Childcare costs have risen by five per cent since 2019, Coram found after surveying provision for four to 14-year-olds across England, Scotland and Wales. Families now face paying an average £145 per week for a child’s place at a holiday club, more than double what they pay for an after-school club during term time.

Covid-19’s impact on the care sector means the number of places available for kids during the holidays is down in a third of local authorities in Britain. The findings are driving concerns that the childcare system will not stand up to demand if it rises back to pre-pandemic levels in the coming months.

Jarvie added: “Without action to make sure there is affordable out of school childcare for every child who needs it, we are at risk of seeing parents – and mothers in particular – struggle to keep working.” 

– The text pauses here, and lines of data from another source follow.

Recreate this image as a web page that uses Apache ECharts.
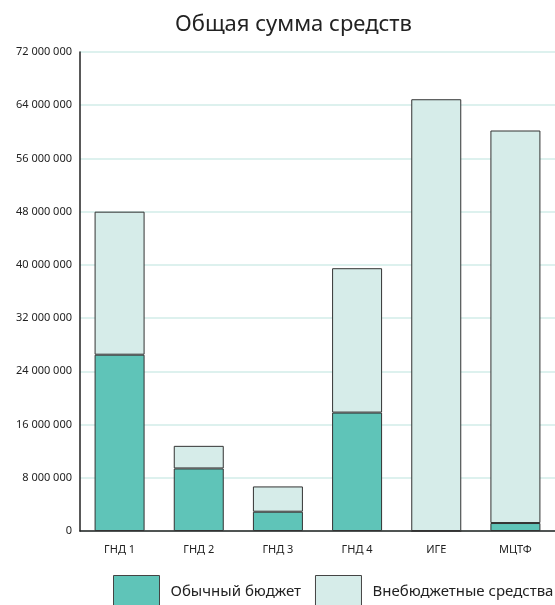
<!DOCTYPE html>
<html><head><meta charset="utf-8">
<script src="https://cdn.jsdelivr.net/npm/echarts@6/dist/echarts.min.js"></script>
<style>html,body{margin:0;padding:0;background:#fff}#c{width:555px;height:605px}</style>
</head><body><div id="c"></div>
<script>
const categories = ['ГНД 1','ГНД 2','ГНД 3','ГНД 4','ИГЕ','МЦТФ'];
const regularBudget = [26500000, 9400000, 2900000, 17800000, 0, 1200000];
const extraBudget = [21500000, 3400000, 3800000, 21700000, 64900000, 59000000];
const seriesNames = ['Обычный бюджет','Внебюджетные средства'];
const titleText = 'Общая сумма средств';

const fmt = v => String(v).replace(/\B(?=(\d{3})+(?!\d))/g, ' ');
const chart = echarts.init(document.getElementById('c'));
const font = 'Noto Sans';
chart.setOption({
  animation: false,
  title: { text: titleText, top: 14, left: 175, padding: 0,
    textStyle: { fontFamily: font, fontSize: 22, fontWeight: 'normal', color: '#222' } },
  grid: { left: 80, top: 52, width: 476, bottom: 74, containLabel: false },
  legend: {
    top: 575, left: 113, padding: 0, itemWidth: 46, itemHeight: 32, itemGap: 14, icon: 'rect',
    textStyle: { fontFamily: font, fontSize: 15, color: '#222', padding: [0,0,0,6] },
    itemStyle: { borderColor: '#444', borderWidth: 1 },
    data: seriesNames
  },
  xAxis: {
    type: 'category', data: categories,
    axisLine: { lineStyle: { color: '#222', width: 1.5 } },
    axisTick: { show: false },
    axisLabel: { fontFamily: font, fontSize: 11, color: '#222', margin: 13 }
  },
  yAxis: {
    type: 'value', min: 0, max: 72000000, interval: 8000000,
    axisLine: { show: true, lineStyle: { color: '#222', width: 1.5 } },
    axisTick: { show: false },
    splitLine: { lineStyle: { color: '#d2ece8', width: 1.5 } },
    axisLabel: { fontFamily: font, fontSize: 11, color: '#222', margin: 8, formatter: fmt }
  },
  series: [
    { name: seriesNames[0], type: 'bar', stack: 't', data: regularBudget, barWidth: 50,
      itemStyle: { color: '#5fc4b8', borderColor: '#333', borderWidth: 1 } },
    { name: seriesNames[1], type: 'bar', stack: 't', data: extraBudget, barWidth: 50,
      itemStyle: { color: '#d6ece9', borderColor: '#333', borderWidth: 1 } }
  ]
});
</script></body></html>
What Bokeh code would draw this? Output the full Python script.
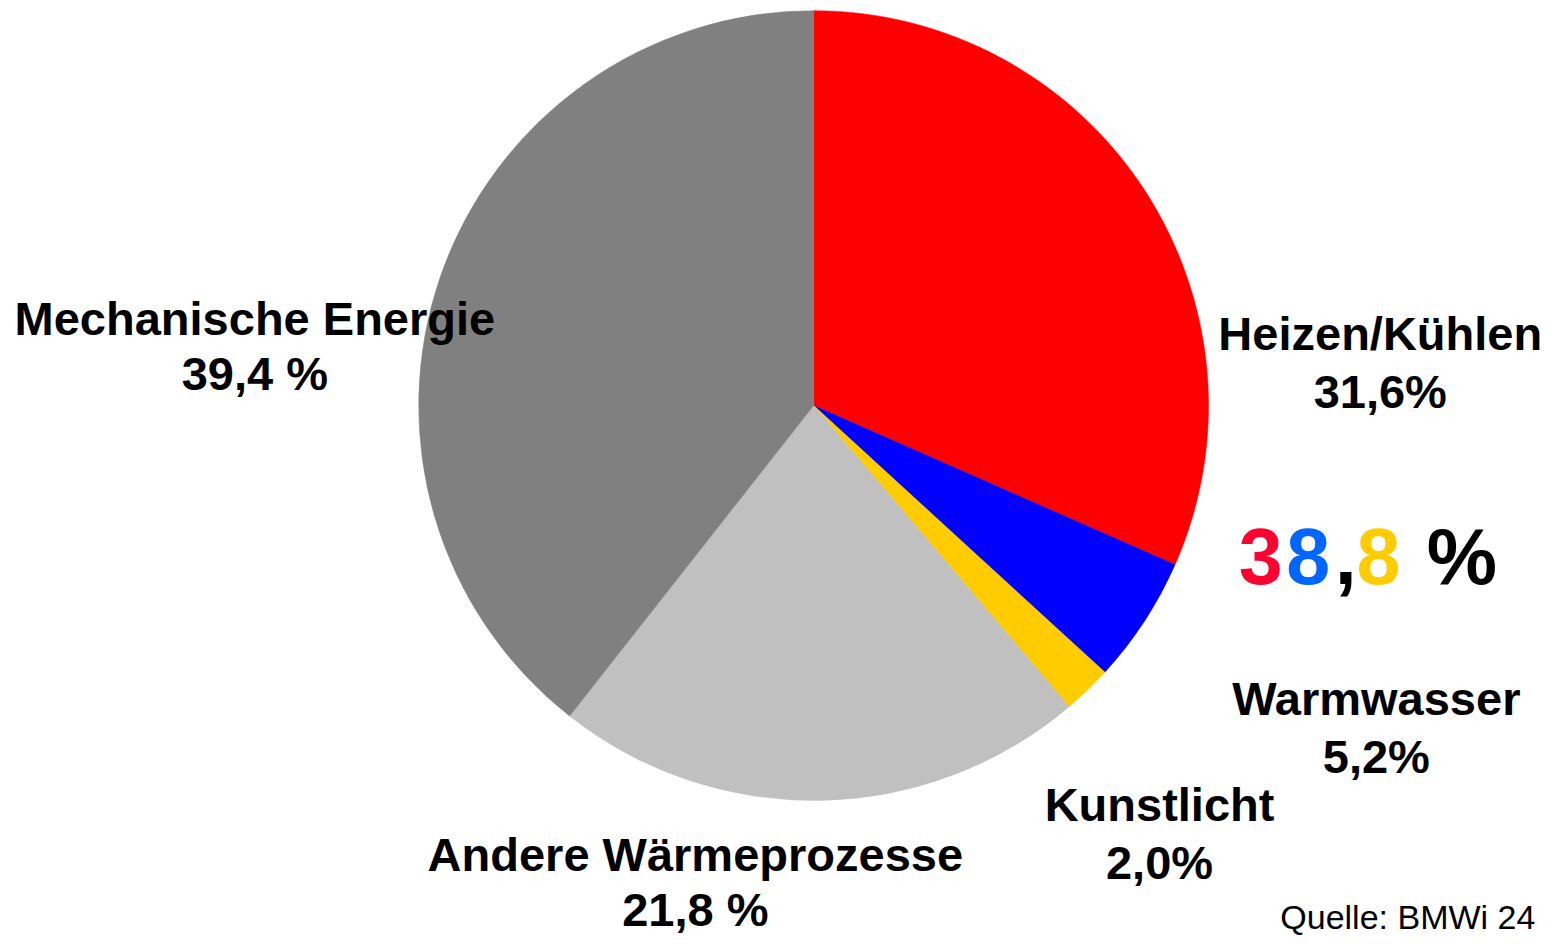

Nearly two thirds of working mothers with primary school age children do not have the childcare they need to cover the summer holidays, recent research by the Trades Union Congress (TUC) showed, with nearly one in five (18 per cent) having already used up all their annual leave to homeschool their kids during previous lockdowns.

“Working mums picked up the lion’s share of caring responsibilities while schools were closed, with many sacrificing hours and pay to do so,” said Frances O’Grady, general secretary at the TUC. 

“But while restrictions may be lifting and ministers talk about us getting back to normal, working mums are still feeling the impact of the pandemic. Most mums told us they don’t have enough childcare for the upcoming school holidays and are now facing a huge challenge managing their work and caring responsibilities this summer. 

“It shouldn’t be this difficult,” O’Grady added. “If ministers don’t act, we risk turning the clock back on generations of progress women have made at work.”

The Coram study also revealed a “postcode lottery” in childcare across Britain, with families in the south-west of England paying nearly 20 per cent more for holiday places than those in the North West.

Out of school childcare must be at the heart of central and devolved governments’ plans to build back from the pandemic, Coram said, and move to upfront payments for the childcare element of universal credit to ensure low-income families are not left out of pocket or forced out of work.